SUPPLIED DATA

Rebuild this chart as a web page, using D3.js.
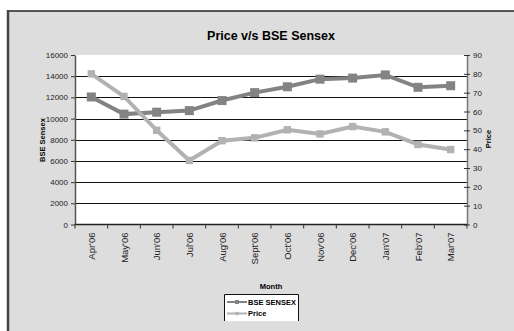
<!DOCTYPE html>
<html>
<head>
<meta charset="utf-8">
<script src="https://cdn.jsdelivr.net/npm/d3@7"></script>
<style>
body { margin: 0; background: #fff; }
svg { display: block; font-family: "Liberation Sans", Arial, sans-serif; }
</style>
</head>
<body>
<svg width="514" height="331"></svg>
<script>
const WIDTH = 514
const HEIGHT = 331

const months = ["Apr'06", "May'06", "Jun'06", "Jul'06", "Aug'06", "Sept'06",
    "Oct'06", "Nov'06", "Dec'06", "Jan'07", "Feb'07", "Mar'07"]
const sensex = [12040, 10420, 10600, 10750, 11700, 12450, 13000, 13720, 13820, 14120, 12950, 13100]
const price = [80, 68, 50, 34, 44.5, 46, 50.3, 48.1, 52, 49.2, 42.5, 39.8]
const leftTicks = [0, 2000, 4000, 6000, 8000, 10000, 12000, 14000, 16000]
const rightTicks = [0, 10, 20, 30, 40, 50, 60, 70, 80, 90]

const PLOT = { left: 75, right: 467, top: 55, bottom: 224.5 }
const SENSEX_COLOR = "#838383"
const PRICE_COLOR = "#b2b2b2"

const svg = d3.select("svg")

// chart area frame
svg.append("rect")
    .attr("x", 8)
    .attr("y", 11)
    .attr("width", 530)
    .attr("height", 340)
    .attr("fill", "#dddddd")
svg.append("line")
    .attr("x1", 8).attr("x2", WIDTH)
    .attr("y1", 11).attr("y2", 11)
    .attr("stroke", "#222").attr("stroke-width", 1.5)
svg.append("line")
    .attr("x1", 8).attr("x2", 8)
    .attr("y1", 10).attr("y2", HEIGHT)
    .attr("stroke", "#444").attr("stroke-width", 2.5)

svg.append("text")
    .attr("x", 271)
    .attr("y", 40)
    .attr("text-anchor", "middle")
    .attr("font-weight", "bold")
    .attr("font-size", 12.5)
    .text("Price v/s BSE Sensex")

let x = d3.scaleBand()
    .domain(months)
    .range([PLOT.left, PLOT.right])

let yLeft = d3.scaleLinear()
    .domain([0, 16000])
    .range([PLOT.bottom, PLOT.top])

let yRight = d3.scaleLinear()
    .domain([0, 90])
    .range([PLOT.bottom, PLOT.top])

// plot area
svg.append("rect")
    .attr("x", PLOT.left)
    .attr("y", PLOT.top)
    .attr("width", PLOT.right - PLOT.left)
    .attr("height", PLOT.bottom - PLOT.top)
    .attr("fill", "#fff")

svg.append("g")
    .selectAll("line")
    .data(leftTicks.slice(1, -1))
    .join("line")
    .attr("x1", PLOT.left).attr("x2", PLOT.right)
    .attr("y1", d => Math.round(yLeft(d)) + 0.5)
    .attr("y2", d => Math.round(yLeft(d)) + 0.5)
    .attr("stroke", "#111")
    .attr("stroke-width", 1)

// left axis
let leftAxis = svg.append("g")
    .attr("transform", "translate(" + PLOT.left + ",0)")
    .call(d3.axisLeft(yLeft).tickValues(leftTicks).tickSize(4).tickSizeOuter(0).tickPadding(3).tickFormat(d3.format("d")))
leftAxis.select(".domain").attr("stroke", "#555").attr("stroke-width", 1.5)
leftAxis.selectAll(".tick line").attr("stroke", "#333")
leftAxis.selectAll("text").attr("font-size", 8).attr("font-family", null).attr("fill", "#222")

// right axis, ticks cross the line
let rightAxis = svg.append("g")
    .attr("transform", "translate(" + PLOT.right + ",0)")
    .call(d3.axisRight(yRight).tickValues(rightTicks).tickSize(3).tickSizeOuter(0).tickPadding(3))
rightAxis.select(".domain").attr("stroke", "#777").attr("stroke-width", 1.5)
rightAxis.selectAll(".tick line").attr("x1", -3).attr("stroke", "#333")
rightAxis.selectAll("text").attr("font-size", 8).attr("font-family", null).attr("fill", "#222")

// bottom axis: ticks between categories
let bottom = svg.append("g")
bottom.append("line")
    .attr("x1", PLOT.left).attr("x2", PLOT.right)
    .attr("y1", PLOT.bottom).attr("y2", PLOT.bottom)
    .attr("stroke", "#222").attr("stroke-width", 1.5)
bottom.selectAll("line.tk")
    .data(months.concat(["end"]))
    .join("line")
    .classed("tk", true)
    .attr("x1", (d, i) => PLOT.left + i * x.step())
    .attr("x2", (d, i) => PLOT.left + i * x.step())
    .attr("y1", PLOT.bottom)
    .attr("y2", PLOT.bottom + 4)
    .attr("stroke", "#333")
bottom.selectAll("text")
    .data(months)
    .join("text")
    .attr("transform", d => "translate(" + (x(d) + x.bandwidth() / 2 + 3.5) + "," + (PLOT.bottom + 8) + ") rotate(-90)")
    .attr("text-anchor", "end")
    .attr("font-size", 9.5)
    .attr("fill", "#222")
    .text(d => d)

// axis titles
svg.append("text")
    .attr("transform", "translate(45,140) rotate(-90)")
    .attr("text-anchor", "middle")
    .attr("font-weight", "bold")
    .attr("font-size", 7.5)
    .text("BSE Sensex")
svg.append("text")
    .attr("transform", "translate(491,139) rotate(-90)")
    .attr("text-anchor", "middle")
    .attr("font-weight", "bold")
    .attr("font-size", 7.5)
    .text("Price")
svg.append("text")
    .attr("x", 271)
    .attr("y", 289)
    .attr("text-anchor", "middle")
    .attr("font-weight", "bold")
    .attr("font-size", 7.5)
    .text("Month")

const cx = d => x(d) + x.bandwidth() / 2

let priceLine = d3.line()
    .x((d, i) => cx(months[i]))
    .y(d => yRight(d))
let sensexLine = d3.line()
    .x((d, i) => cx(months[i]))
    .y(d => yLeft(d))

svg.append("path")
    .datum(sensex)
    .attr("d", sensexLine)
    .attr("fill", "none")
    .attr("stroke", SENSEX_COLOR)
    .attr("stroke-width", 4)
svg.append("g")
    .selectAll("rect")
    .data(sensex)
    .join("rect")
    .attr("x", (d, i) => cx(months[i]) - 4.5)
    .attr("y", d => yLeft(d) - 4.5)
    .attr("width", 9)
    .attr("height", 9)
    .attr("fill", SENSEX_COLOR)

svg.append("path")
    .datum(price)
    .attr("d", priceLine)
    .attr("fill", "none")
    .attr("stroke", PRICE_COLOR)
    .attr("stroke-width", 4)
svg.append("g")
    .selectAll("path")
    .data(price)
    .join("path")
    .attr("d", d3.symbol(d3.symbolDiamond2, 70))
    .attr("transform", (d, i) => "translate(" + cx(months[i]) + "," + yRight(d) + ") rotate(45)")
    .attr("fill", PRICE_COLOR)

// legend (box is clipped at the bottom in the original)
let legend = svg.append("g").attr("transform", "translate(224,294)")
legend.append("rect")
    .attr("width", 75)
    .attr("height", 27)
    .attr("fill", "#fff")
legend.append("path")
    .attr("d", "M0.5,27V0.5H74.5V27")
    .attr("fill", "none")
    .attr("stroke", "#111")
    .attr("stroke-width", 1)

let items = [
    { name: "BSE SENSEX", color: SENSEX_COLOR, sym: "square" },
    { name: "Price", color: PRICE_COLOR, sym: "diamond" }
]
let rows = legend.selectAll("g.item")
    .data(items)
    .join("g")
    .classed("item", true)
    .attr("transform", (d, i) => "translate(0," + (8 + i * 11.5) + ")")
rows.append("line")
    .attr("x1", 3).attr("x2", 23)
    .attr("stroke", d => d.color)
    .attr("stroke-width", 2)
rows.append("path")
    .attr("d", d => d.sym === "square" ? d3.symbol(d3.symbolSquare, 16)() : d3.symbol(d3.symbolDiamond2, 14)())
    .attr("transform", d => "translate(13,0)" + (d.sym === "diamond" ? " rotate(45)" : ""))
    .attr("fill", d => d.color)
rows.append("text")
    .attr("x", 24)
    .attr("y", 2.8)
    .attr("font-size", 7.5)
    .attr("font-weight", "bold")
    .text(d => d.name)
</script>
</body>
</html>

WORK TO DO
Skip the pictures, please, and transcribe only the lines from the beginning of the material through the one that contains "const HEIGHT = 331".

ANSWER TO THE PROBLEM
Rebuild this chart as a web page, using D3.js.
<!DOCTYPE html>
<html>
<head>
<meta charset="utf-8">
<script src="https://cdn.jsdelivr.net/npm/d3@7"></script>
<style>
body { margin: 0; background: #fff; }
svg { display: block; font-family: "Liberation Sans", Arial, sans-serif; }
</style>
</head>
<body>
<svg width="514" height="331"></svg>
<script>
const WIDTH = 514
const HEIGHT = 331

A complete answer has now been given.